Goudelock and Barnes – The Laker reserves had 18 first-half points, all due to Matt Barnes and Andrew Goudelock. It can’t be said enough how Barnes infuses energy on the court when he subs in. He lurks when shots go up and no defenders seem to take note of his position until he’s swiping an offensive rebound away from them and going up for a second chance shot. Tonight he had 10 points on 4-9, hitting 2-3 from beyond the arc.
And the Mini Mamba chipped in nine points of his own, scoring on his signature floaters, a couple of mid-range jumpers and a three. This kid is as confident as rookies come.

Defensive Efforts in the Third Quarter – After allowing the Kings to score 58 points on 49% shooting in the first half, the Lakers tightened their defensive efforts in the third, allowing on 16 points on 20% shooting. If only they’d maintained that for another 12 minutes.
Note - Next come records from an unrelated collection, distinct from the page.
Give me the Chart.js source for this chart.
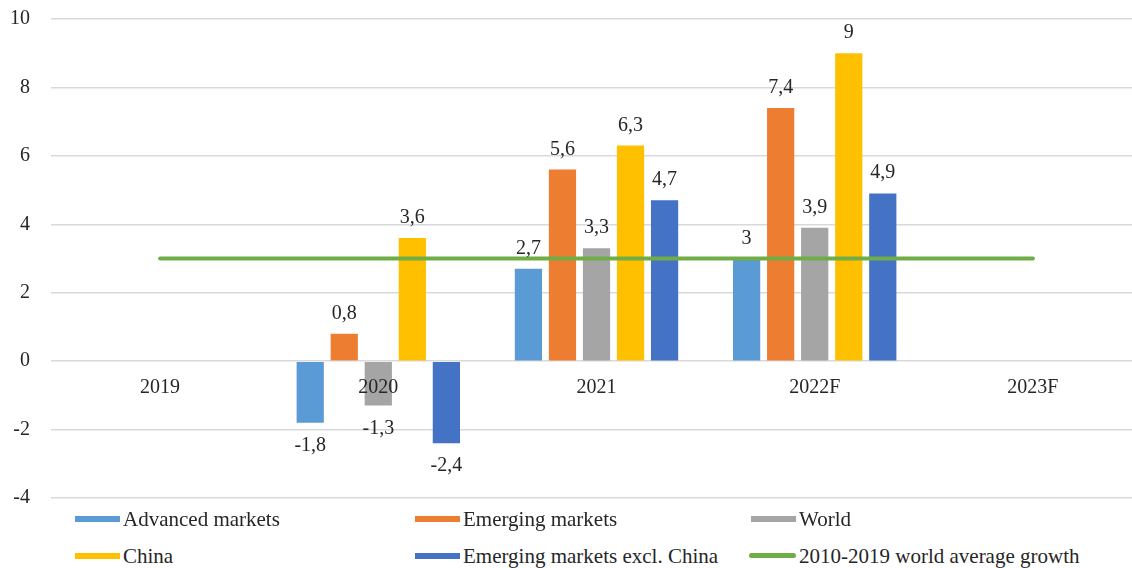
<!DOCTYPE html>
<html>
<head>
<meta charset="utf-8">
<script src="https://cdn.jsdelivr.net/npm/chart.js@4.4.0/dist/chart.umd.min.js"></script>
<style>
  html, body { margin: 0; padding: 0; background: #fff; overflow: hidden; }
  #wrap { position: relative; width: 1132px; height: 568px; overflow: hidden; }
  #box { position: absolute; left: 0; top: -14px; width: 1142px; height: 545px; }
  .leg { position: absolute; font: 21px "Liberation Serif", "Times New Roman", serif; color: #262626; white-space: nowrap; }
  .leg i { position: absolute; left: 0; top: 50%; display: block; height: 6px; margin-top: -3px; }
  .leg span { position: absolute; top: 0; }
</style>
</head>
<body>
<div id="wrap">
  <div id="box"><canvas id="growthChart"></canvas></div>
  <div id="legend"></div>
</div>
<script>
const years = ["2019", "2020", "2021", "2022F", "2023F"];
const advanced = [null, -1.8, 2.7, 3.0, null];
const emerging = [null, 0.8, 5.6, 7.4, null];
const world = [null, -1.3, 3.3, 3.9, null];
const china = [null, 3.6, 6.3, 9.0, null];
const emergingExChina = [null, -2.4, 4.7, 4.9, null];
const avgGrowth = [3, 3, 3, 3, 3];

const serif = '"Liberation Serif", "Times New Roman", serif';

function bar(label, data, color) {
  return {
    type: "bar",
    label: label,
    data: data,
    backgroundColor: color,
    borderWidth: 0,
    barPercentage: 0.8,
    categoryPercentage: 0.78,
    order: 1,
  };
}

// draws the value above / below each bar, with a decimal comma
const valueLabels = {
  id: "valueLabels",
  afterDatasetsDraw(chart) {
    const ctx = chart.ctx;
    ctx.save();
    ctx.font = "20px " + serif;
    ctx.fillStyle = "#262626";
    ctx.textAlign = "center";
    ctx.textBaseline = "alphabetic";
    chart.data.datasets.forEach((ds, i) => {
      if (ds.type !== "bar") return;
      chart.getDatasetMeta(i).data.forEach((el, j) => {
        const v = ds.data[j];
        if (v === null) return;
        const txt = String(v).replace(".", ",");
        if (v >= 0) ctx.fillText(txt, el.x, el.y - 15);
        else ctx.fillText(txt, el.x, el.y + 28);
      });
    });
    ctx.restore();
  },
};

const ctx = document.getElementById("growthChart").getContext("2d");
const chart = new Chart(ctx, {
  data: {
    labels: years,
    datasets: [
      bar("Advanced markets", advanced, "#5B9BD5"),
      bar("Emerging markets", emerging, "#ED7D31"),
      bar("World", world, "#A5A5A5"),
      bar("China", china, "#FFC000"),
      bar("Emerging markets excl. China", emergingExChina, "#4472C4"),
      {
        type: "line",
        label: "2010-2019 world average growth",
        data: avgGrowth,
        borderColor: "#70AD47",
        backgroundColor: "#70AD47",
        borderWidth: 4,
        borderCapStyle: "round",
        pointRadius: 0,
        tension: 0,
        order: 0,
      },
    ],
  },
  options: {
    responsive: true,
    maintainAspectRatio: false,
    animation: false,
    layout: { padding: { top: 9, right: 0, bottom: 8, left: 0 } },
    plugins: {
      legend: { display: false },
      tooltip: { enabled: false },
    },
    scales: {
      x: {
        position: { y: 0 },
        grid: { display: false, drawTicks: false },
        border: { display: false },
        ticks: { z: 1, font: { family: serif, size: 20 }, color: "#262626", padding: 15 },
      },
      y: {
        min: -4,
        max: 10,
        ticks: { stepSize: 2, font: { family: serif, size: 20 }, color: "#262626", padding: 21 },
        grid: { color: "#D9D9D9", lineWidth: 1.5, drawTicks: false },
        border: { display: false },
        afterFit: (s) => { s.width = 51; },
      },
    },
  },
  plugins: [valueLabels],
});

// legend laid out in three columns like the original
const legendItems = [
  ["Advanced markets", "#5B9BD5", 75, 519, false],
  ["Emerging markets", "#ED7D31", 415, 519, false],
  ["World", "#A5A5A5", 751, 519, false],
  ["China", "#FFC000", 75, 556, false],
  ["Emerging markets excl. China", "#4472C4", 415, 556, false],
  ["2010-2019 world average growth", "#70AD47", 749, 556, true],
];
const legend = document.getElementById("legend");
legendItems.forEach(([text, color, x, y, isLine]) => {
  const d = document.createElement("div");
  d.className = "leg";
  d.style.left = x + "px";
  d.style.top = (y - 12) + "px";
  d.style.height = "24px";
  d.style.lineHeight = "24px";
  const w = isLine ? 47 : 45;
  d.innerHTML = '<i style="width:' + w + 'px;background:' + color + ';' +
    (isLine ? 'height:5px;border-radius:3px;' : '') + '"></i><span style="left:' + (w + 3) + 'px">' + text + '</span>';
  legend.appendChild(d);
});
</script>
</body>
</html>
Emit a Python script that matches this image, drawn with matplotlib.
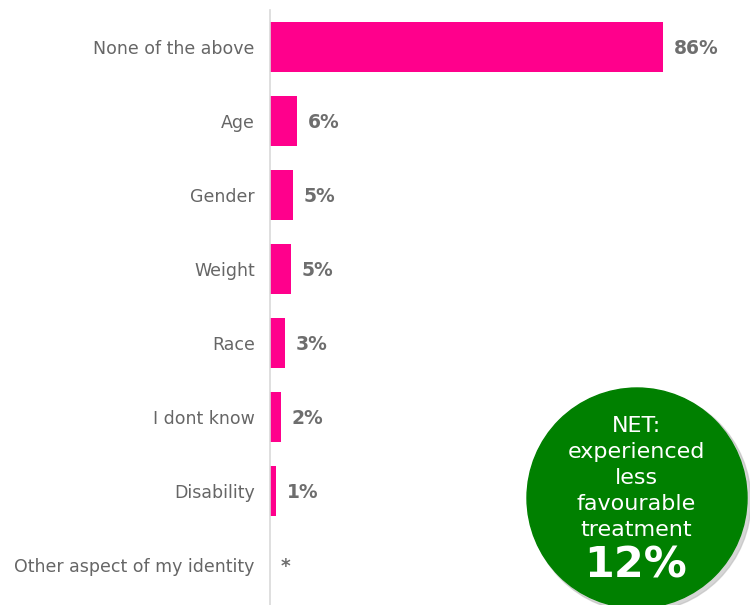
import matplotlib.pyplot as plt
from matplotlib.patches import Circle

# data
categories = ["None of the above", "Age", "Gender", "Weight", "Race",
              "I dont know", "Disability", "Other aspect of my identity"]
values = [86, 5.9, 5.0, 4.6, 3.3, 2.4, 1.3, 0.0]
value_labels = ["86%", "6%", "5%", "5%", "3%", "2%", "1%", "*"]
net_text = "NET:\nexperienced\nless\nfavourable\ntreatment"
net_value = "12%"

bar_color = "#FF008C"
label_color = "#666666"
value_color = "#6E6E6E"

fig = plt.figure(figsize=(7.5, 6.05), dpi=100)
W, H = 750, 605
ax = fig.add_axes([270 / W, 0, 480 / W, 595 / H])

y = list(range(len(categories)))
ax.barh(y, values, height=0.68, color=bar_color)
ax.set_xlim(0, 105)
ax.set_ylim(len(categories) - 0.46, -0.5)

for yi, v, lab in zip(y, values, value_labels):
    ax.text(v + 2.4, yi + 0.02, lab, va="center", ha="left", fontsize=13.5,
            fontweight="bold", color=value_color)

ax.set_yticks(y)
ax.set_yticklabels(categories, fontsize=12.5, color=label_color)
ax.tick_params(axis="y", length=0, pad=11)
ax.set_xticks([])
for side in ["top", "right", "bottom"]:
    ax.spines[side].set_visible(False)
ax.spines["left"].set_color("#D9D9D9")
ax.spines["left"].set_linewidth(1.2)

# green NET bubble, placed in figure inches
cx, cy, r = 6.37, (H - 498) / 100, 1.10
shadow = Circle((cx + 0.03, cy - 0.03), r + 0.01, transform=fig.dpi_scale_trans,
                color="#BBBBBB", alpha=0.6, zorder=5)
bubble = Circle((cx, cy), r, transform=fig.dpi_scale_trans,
                color="#008000", zorder=6)
fig.patches.extend([shadow, bubble])

fig.text(636 / W, 1 - 478 / H, net_text, ha="center", va="center",
         fontsize=16, color="white", linespacing=1.36, zorder=7)
fig.text(636 / W, 1 - 566 / H, net_value, ha="center", va="center",
         fontsize=31, fontweight="bold", color="white", zorder=7)

fig.savefig("out.png", dpi=100)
Free throws – the Lakers shot 26 free throws and converted on 21. The Kings, meanwhile, attempted just nine free throws and scored on eight. With the Lakers doing the bulk of their scoring inside, it gave them numerous opportunities to get to the line, and with 52 points in the paint, the 26 attempts were like a bonus. Thankfully tonight, they took advantage.



Offensive rebounds given up – The Kings are the best offensive rebounding team in the league, and tonight the Lakers allowed 13 offensive boards. Luckily, Sacramento was unable to convert those rebounds into second chance points, only scoring 10.

Defense in the 4th Quarter – To go from a 20-point lead down to as little as five midway through the final quarter is never a good thing. After playing such an excellent quarter defensively in the third, the Lakers just let loose (too loose) in the final quarter. They had 5 of their 13 turnovers in the fourth quarter.

Next up on the schedule is the much-anticipated game against the Miami Heat on Sunday afternoon. If the Lakers want any chance of winning that contest, their efforts have to stay more consistent throughout the 48 minutes. These lapses in effort only do more harm than good, and with the way the Heat manhandled them in their last meeting, the Lakers can’t afford to put in anything but their best.